(Exercise requirements): Report how many lines hold the string "that". Give the number and nothing else.

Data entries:
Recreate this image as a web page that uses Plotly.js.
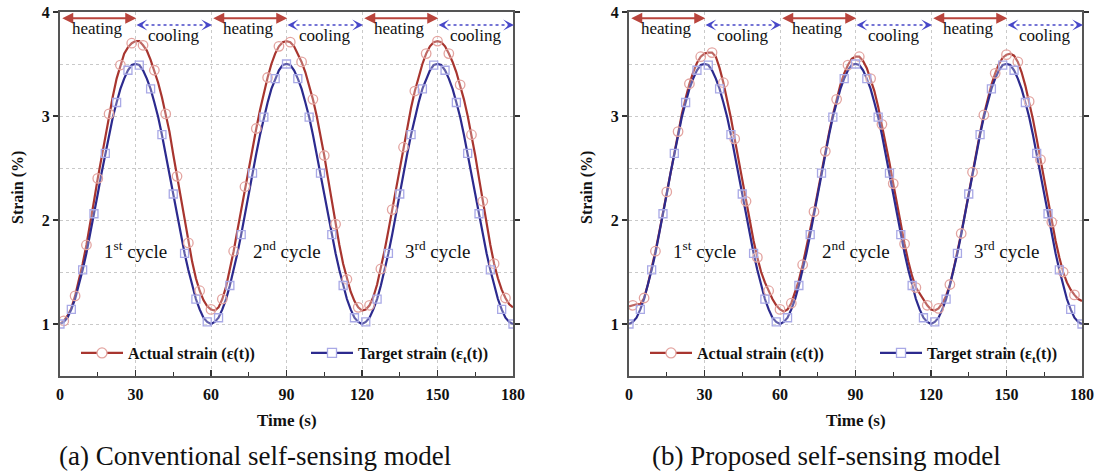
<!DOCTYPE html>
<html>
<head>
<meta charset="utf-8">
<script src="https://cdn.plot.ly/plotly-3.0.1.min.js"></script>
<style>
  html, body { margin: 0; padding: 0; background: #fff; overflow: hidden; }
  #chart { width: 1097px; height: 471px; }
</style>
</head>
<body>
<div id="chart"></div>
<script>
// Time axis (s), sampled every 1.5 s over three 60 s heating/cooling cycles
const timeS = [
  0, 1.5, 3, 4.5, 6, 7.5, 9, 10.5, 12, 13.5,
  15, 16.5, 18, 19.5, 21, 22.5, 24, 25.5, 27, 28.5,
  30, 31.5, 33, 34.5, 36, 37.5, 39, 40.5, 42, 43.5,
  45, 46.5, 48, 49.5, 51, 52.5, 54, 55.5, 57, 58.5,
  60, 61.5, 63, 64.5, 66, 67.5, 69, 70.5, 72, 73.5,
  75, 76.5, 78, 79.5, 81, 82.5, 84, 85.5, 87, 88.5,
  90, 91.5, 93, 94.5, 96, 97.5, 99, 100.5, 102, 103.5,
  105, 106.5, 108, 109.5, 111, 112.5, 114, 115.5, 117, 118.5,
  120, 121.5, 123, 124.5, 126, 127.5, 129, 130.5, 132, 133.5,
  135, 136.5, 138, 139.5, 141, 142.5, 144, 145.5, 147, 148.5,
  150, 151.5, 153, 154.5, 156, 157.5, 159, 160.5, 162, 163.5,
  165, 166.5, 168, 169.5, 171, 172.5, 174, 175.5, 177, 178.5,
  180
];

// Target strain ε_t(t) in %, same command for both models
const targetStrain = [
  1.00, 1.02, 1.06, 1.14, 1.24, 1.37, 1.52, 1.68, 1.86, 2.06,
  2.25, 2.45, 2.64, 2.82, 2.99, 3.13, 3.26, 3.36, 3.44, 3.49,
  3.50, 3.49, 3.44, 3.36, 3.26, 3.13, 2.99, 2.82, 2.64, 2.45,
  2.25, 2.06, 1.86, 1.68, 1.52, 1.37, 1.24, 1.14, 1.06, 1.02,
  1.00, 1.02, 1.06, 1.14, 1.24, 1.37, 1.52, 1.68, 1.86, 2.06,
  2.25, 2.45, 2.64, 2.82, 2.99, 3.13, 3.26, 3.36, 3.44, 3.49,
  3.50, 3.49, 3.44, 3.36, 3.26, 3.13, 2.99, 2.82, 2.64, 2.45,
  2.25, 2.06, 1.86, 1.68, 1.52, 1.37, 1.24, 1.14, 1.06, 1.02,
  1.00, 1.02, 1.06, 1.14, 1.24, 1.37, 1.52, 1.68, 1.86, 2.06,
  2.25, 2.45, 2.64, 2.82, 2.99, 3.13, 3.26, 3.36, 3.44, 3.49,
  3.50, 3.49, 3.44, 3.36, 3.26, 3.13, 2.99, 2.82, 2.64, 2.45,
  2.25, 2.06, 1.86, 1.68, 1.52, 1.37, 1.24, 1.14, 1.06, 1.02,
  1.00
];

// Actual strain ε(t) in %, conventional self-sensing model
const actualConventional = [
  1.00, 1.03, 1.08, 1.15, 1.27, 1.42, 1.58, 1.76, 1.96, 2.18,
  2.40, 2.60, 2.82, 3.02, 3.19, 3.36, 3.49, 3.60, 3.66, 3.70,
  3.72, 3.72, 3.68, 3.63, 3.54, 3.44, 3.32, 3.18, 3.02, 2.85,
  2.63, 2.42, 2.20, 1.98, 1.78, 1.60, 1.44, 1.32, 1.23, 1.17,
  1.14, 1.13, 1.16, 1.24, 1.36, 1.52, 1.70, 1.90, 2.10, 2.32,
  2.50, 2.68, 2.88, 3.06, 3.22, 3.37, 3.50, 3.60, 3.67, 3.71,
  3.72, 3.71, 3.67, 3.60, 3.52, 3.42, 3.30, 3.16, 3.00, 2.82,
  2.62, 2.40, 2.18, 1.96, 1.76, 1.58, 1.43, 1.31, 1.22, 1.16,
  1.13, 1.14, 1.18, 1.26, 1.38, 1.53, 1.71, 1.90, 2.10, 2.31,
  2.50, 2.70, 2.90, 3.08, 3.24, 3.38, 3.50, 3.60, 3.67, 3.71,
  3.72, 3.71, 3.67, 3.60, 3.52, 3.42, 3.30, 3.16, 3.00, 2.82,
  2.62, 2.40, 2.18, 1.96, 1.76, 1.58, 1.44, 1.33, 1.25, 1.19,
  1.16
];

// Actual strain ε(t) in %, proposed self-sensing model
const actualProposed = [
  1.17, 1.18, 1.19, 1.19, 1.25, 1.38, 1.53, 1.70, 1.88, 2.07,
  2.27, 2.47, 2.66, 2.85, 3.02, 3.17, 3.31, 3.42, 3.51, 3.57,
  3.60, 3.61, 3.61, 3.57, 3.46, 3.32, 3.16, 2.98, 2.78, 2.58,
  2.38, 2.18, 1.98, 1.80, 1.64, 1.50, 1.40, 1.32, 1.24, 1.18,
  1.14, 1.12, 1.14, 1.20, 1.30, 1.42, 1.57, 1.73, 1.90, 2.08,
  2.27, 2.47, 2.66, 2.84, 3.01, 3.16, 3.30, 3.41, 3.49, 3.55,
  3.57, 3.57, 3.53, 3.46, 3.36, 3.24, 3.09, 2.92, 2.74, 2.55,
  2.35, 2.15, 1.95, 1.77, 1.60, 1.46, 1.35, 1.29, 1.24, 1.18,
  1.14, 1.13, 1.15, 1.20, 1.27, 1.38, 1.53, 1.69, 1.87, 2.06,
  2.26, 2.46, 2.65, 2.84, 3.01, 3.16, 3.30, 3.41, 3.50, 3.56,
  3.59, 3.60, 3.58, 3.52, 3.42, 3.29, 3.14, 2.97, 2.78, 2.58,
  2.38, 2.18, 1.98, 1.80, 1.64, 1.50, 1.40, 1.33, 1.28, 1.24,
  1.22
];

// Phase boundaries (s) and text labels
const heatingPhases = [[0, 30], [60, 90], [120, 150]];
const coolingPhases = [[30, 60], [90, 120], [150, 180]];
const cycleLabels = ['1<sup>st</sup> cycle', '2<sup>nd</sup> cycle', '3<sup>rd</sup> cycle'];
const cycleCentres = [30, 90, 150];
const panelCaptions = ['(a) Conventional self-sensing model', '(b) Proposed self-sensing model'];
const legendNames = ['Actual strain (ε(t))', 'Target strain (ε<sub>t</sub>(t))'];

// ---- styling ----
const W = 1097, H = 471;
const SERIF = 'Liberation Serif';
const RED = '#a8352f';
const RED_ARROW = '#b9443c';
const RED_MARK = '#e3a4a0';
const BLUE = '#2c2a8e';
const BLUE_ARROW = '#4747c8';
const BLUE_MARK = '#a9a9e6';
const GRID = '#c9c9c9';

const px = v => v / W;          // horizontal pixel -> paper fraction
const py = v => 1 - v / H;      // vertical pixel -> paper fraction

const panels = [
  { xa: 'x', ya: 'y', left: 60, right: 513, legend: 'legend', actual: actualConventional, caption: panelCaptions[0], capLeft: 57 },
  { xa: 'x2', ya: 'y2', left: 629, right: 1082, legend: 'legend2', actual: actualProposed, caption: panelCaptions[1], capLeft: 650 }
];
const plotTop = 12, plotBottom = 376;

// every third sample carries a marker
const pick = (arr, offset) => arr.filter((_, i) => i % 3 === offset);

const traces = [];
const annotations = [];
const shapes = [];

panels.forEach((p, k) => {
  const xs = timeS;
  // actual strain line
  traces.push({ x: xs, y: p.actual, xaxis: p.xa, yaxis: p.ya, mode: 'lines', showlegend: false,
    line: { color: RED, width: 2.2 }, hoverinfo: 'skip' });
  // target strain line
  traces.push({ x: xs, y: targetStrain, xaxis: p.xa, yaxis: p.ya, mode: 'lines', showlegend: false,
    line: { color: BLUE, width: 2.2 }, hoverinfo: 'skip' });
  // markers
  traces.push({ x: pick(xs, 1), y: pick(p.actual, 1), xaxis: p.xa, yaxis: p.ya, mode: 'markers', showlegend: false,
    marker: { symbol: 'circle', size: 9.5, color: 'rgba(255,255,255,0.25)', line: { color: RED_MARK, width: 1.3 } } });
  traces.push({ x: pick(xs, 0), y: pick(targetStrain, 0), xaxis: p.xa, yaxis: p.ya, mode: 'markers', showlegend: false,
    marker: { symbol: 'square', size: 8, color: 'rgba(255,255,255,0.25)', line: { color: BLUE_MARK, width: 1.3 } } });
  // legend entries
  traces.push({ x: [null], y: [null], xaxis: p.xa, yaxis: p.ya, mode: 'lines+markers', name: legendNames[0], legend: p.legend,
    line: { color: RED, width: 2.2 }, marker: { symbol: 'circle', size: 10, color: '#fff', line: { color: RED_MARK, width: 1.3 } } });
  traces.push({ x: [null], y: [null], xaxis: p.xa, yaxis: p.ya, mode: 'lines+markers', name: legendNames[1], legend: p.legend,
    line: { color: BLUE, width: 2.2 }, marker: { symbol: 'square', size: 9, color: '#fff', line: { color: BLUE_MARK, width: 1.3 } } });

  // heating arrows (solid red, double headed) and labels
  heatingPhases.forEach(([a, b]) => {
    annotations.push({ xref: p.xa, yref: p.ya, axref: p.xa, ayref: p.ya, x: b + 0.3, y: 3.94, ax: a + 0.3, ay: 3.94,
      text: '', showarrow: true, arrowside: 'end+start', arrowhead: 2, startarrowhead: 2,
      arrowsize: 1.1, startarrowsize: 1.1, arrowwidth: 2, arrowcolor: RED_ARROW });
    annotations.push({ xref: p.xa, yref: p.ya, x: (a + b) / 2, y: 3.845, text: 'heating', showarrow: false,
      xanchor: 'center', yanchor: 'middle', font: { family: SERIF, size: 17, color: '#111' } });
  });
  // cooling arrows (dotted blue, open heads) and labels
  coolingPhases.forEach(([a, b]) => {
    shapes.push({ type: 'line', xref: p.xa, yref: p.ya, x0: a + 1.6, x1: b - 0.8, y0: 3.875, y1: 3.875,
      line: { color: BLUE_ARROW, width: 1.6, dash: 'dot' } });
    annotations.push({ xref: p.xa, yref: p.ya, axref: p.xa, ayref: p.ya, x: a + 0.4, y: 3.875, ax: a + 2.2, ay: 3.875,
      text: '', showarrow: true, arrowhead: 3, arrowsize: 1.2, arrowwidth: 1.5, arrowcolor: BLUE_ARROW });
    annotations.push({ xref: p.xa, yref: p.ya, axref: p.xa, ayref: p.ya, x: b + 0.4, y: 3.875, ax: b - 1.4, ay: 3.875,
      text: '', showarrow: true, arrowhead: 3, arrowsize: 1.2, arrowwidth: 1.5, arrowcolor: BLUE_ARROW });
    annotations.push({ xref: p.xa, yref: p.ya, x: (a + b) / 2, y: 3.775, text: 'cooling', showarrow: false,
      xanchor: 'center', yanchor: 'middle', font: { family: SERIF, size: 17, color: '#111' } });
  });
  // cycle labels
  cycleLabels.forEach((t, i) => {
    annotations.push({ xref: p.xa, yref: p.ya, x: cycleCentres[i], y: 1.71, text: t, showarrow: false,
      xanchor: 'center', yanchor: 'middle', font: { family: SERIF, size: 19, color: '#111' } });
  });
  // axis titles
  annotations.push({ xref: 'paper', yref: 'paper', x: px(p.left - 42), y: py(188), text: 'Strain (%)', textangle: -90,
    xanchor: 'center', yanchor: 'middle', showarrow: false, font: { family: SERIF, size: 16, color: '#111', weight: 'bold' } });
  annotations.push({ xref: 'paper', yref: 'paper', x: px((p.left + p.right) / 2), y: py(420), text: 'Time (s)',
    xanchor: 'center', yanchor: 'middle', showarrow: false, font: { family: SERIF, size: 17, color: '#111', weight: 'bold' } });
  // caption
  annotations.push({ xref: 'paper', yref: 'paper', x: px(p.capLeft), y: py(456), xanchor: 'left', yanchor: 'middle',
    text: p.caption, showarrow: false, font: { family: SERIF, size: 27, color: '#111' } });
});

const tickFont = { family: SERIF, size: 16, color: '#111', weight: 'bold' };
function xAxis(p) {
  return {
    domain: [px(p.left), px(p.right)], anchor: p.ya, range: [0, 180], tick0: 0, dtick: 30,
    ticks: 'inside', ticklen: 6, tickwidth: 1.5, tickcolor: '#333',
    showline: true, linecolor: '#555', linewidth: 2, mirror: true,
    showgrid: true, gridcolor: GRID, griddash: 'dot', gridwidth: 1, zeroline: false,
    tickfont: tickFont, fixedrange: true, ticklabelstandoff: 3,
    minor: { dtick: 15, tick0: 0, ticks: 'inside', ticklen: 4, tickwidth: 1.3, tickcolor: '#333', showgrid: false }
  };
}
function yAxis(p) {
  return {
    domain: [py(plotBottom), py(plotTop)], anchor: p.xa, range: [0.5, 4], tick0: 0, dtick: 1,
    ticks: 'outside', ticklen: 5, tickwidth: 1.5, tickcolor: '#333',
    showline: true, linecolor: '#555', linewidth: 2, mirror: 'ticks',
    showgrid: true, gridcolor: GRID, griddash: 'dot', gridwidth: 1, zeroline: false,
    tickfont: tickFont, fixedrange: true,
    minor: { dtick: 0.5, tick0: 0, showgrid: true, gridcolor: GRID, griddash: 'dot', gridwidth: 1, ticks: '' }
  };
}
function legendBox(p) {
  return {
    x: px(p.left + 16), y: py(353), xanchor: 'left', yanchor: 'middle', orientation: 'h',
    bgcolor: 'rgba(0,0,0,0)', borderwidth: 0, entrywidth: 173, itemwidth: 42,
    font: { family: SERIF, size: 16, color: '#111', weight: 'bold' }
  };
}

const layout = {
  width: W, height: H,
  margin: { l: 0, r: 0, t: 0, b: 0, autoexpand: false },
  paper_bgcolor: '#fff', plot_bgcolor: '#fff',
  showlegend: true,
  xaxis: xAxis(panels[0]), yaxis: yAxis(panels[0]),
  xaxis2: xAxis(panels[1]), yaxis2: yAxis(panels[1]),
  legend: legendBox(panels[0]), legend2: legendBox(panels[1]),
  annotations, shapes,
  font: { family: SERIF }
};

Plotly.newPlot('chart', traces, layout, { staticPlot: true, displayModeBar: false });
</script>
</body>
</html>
* * *
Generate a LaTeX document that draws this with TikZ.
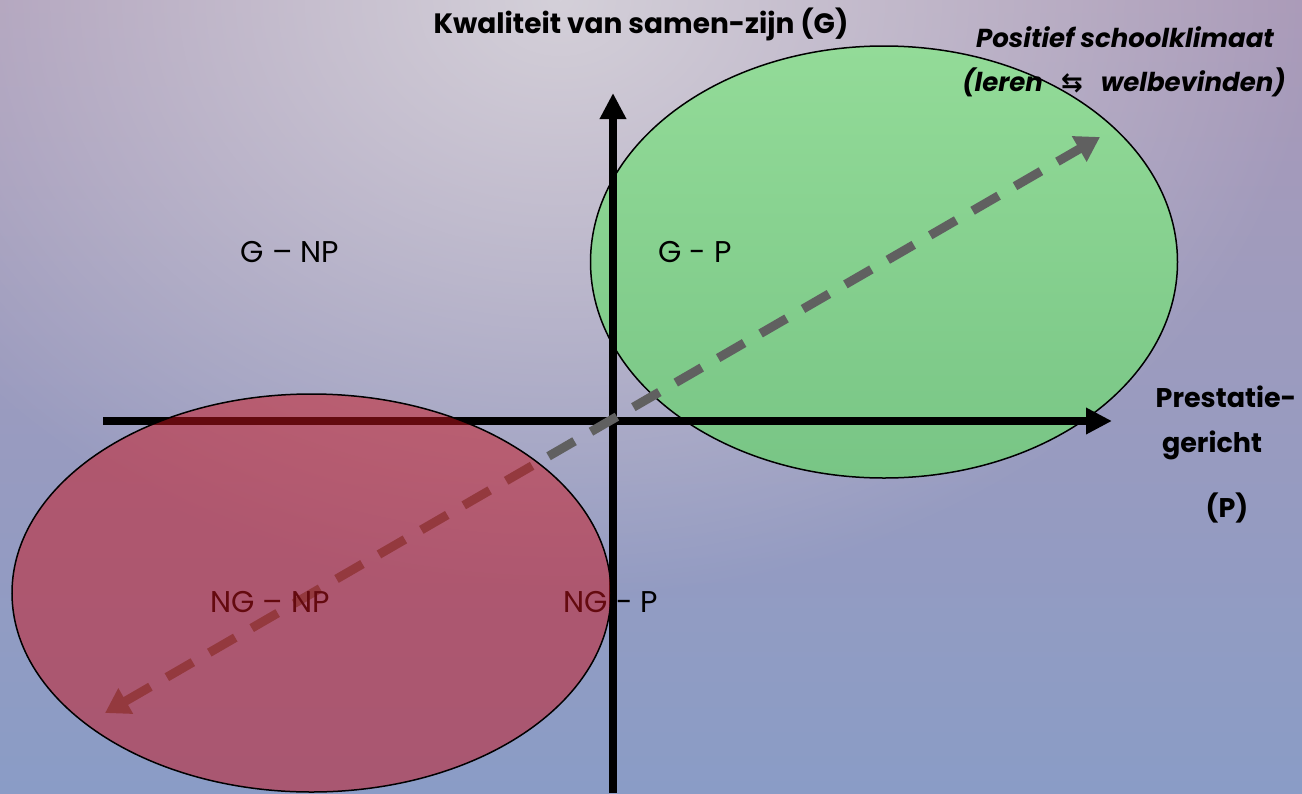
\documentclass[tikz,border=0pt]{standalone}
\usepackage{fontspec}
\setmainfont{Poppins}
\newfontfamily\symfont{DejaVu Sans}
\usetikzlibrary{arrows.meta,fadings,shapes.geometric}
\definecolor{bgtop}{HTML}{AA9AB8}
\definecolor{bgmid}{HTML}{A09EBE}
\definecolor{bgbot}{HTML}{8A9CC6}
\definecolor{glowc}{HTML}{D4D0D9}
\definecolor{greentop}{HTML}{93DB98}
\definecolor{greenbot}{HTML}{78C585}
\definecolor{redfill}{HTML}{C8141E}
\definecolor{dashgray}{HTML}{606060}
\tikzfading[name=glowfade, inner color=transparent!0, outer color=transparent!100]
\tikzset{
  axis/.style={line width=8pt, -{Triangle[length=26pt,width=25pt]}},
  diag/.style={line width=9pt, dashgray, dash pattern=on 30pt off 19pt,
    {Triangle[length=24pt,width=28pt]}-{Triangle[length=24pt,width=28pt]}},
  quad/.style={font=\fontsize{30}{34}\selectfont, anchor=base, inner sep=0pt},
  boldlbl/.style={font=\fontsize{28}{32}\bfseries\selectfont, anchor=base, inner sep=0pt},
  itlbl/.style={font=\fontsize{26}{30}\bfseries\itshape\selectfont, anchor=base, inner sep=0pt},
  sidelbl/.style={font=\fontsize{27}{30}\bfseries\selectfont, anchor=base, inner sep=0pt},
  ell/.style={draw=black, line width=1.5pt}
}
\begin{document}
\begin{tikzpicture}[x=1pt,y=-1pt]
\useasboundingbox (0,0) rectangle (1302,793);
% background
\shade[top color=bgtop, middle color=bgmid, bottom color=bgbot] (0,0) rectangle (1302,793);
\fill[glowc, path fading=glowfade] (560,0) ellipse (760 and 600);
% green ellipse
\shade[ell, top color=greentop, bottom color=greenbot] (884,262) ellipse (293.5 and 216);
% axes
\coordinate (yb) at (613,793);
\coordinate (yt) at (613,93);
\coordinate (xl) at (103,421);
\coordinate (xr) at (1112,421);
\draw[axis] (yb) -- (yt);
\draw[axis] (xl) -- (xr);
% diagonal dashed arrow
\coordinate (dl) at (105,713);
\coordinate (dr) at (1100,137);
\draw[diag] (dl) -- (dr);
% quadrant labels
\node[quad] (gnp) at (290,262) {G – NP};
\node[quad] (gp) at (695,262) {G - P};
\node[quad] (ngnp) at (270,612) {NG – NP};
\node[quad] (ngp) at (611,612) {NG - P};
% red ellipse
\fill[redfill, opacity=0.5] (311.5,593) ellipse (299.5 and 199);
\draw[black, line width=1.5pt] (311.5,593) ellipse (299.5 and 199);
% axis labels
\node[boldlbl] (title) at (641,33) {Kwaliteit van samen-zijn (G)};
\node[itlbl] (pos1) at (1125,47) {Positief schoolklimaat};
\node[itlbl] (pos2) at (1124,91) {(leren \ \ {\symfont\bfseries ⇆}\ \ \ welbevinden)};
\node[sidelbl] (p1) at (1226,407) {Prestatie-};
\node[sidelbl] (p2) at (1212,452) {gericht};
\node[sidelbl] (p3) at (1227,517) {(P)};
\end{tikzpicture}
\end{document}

(Response): 2